Conclusion: It really depends on what you enjoy about the game. If you're into the thrill of a walk-off home run victory or the agony of blown save on Sunday night defeat, then you won't mind giving up the more accurate method of scoring for a head-to-head playoff system. But if you're into cold, hard statistics (you're the "Nate Silver" of your group of friends), then you'll be more into Roto. In order words, it's Kirk or Spock. And since I'm a Virgo, I'm taking the one who's not responsible for this.
-----
Player on My Team of the Week: Shayne Graham, my fantasy kicker last year, who got the franchise tag from the Bengals despite, you know, being a kicker. It suddenly seems to me like a good barometer for judging the intelligence of an NFL front office is whether or not they choose their kicker to place their franchise tag on. If they do, they're not. (This website made a video of him cooking once, apparently.)
How to Heckle Me of the Week: Here's a nice little heckle directed towards me in response to a column I wrote a few weeks ago. From commenter Jholm003: "This was terribly written. If this man is seriously getting paid to do this, I will punch the next idiot-shaped thing that I come across." It works on so many levels.

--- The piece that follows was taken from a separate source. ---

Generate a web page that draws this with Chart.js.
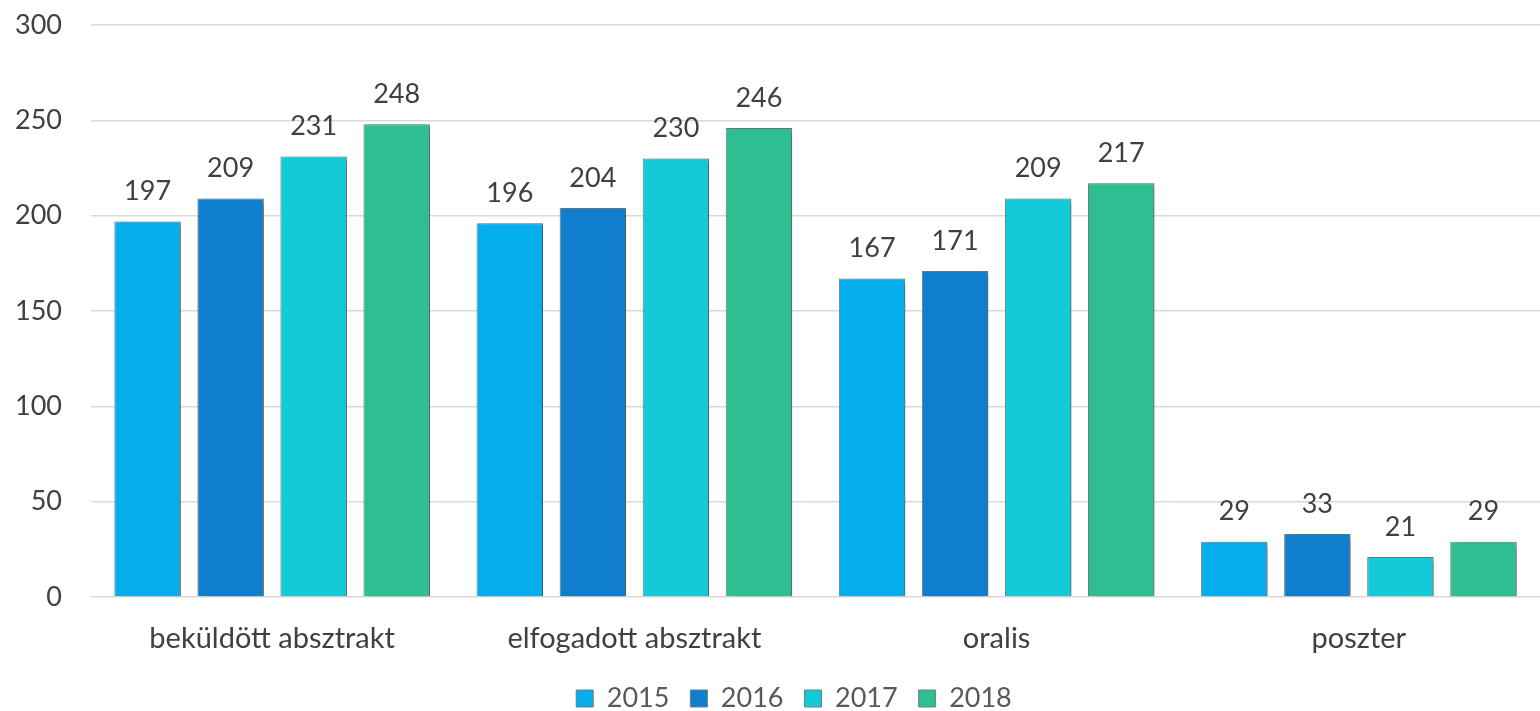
<!DOCTYPE html>
<html><head><meta charset="utf-8">
<script src="https://cdn.jsdelivr.net/npm/chart.js@4"></script>
<style>html,body{margin:0;padding:0;background:#fff}#w{width:1540px;height:711px}</style>
</head><body><div id="w"><canvas id="c"></canvas></div>
<script>
const categories = ["beküldött absztrakt", "elfogadott absztrakt", "oralis", "poszter"];
const seriesNames = ["2015", "2016", "2017", "2018"];
const values2015 = [197, 196, 167, 29];
const values2016 = [209, 204, 171, 33];
const values2017 = [231, 230, 209, 21];
const values2018 = [248, 246, 217, 29];
const yTicks = [0, 50, 100, 150, 200, 250, 300];
const colors = ["#05AFEE", "#0F7ECC", "#12CBD6", "#2EBE92"];
const FONT = "Lato, 'Open Sans', sans-serif";

const shadowPlugin = {
  id: 'shadow',
  afterLayout(chart) {
    if (chart.legend) { chart.legend.left += 24; chart.legend.right += 24; }
  },
  beforeDatasetsDraw(chart) {
    const ctx = chart.ctx; ctx.save();
    ctx.shadowColor = 'rgba(0,0,0,0.4)'; ctx.shadowBlur = 6; ctx.shadowOffsetX = 4; ctx.shadowOffsetY = 2;
  },
  afterDatasetsDraw(chart) {
    const ctx = chart.ctx; ctx.restore();
    ctx.save();
    ctx.fillStyle = '#404040';
    ctx.font = "27px " + FONT;
    ctx.textAlign = 'center'; ctx.textBaseline = 'middle';
    chart.data.datasets.forEach((ds, i) => {
      chart.getDatasetMeta(i).data.forEach((bar, j) => {
        ctx.fillText(String(ds.data[j]), bar.x, bar.y - 30);
      });
    });
    ctx.restore();
  }
};

const allValues = [values2015, values2016, values2017, values2018];
new Chart(document.getElementById('c'), {
  type: 'bar',
  data: {
    labels: categories,
    datasets: seriesNames.map((n, i) => ({
      label: n, data: allValues[i], backgroundColor: colors[i],
      borderColor: '#6f7f85', borderWidth: 1,
      categoryPercentage: 0.917, barPercentage: 0.80
    }))
  },
  options: {
    responsive: true, maintainAspectRatio: false, animation: false,
    layout: { padding: { top: 25, right: 0, left: 0, bottom: 0 } },
    plugins: {
      tooltip: { enabled: false },
      legend: {
        position: 'bottom',
        maxHeight: 47,
        labels: { color: '#595959', font: { size: 27, family: FONT }, boxWidth: 17, boxHeight: 17, padding: 21 }
      }
    },
    scales: {
      x: {
        afterFit(axis) { axis.height = 67; axis.paddingLeft = 0; axis.paddingRight = 0; },
        grid: { display: false, drawTicks: false },
        border: { display: false },
        ticks: { color: '#404040', font: { size: 29, family: FONT }, padding: 24 }
      },
      y: {
        min: 0, max: 300,
        afterBuildTicks(axis) { axis.ticks = yTicks.map(v => ({ value: v })); },
        afterFit(axis) { axis.width = 91; axis.paddingTop = 0; axis.paddingBottom = 0; },
        grid: { color: '#d9d9d9', lineWidth: 1.5, drawTicks: false },
        border: { display: false },
        ticks: { color: '#404040', font: { size: 27, family: FONT }, padding: 29 }
      }
    }
  },
  plugins: [shadowPlugin]
});
</script></body></html>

How to Fix the Chicago Bears of the Week: Maybe it's time to actually get a decent quarterback behind center. Say, Jeff Garcia. He's available now. His hard-and-sometimes-bloody-nosed attitude would fit right in with Chi-town. And the fact that he's already 39 years old should be offset by the fact that he'd be bringing the 2004 Playmate of the Year to town with him.
Buy High: That Watchmen will rule, after we saw the latest viral game that was released onto the Internet, this decent mock-up of an old 70s—more like 80s—arcade game. Ten thumbs up to the first person who correctly identifies the old side-scroller this parody was clearly based on. Side note: Malin Ackerman? Hot.
Sell Low: Rewarding innovation in advertising, after Chicago divorce attorneys Fetman, Garland, and Associates posted a billboard with the slogan: "Life's short. Get a divorce." The billboard has since been taken down.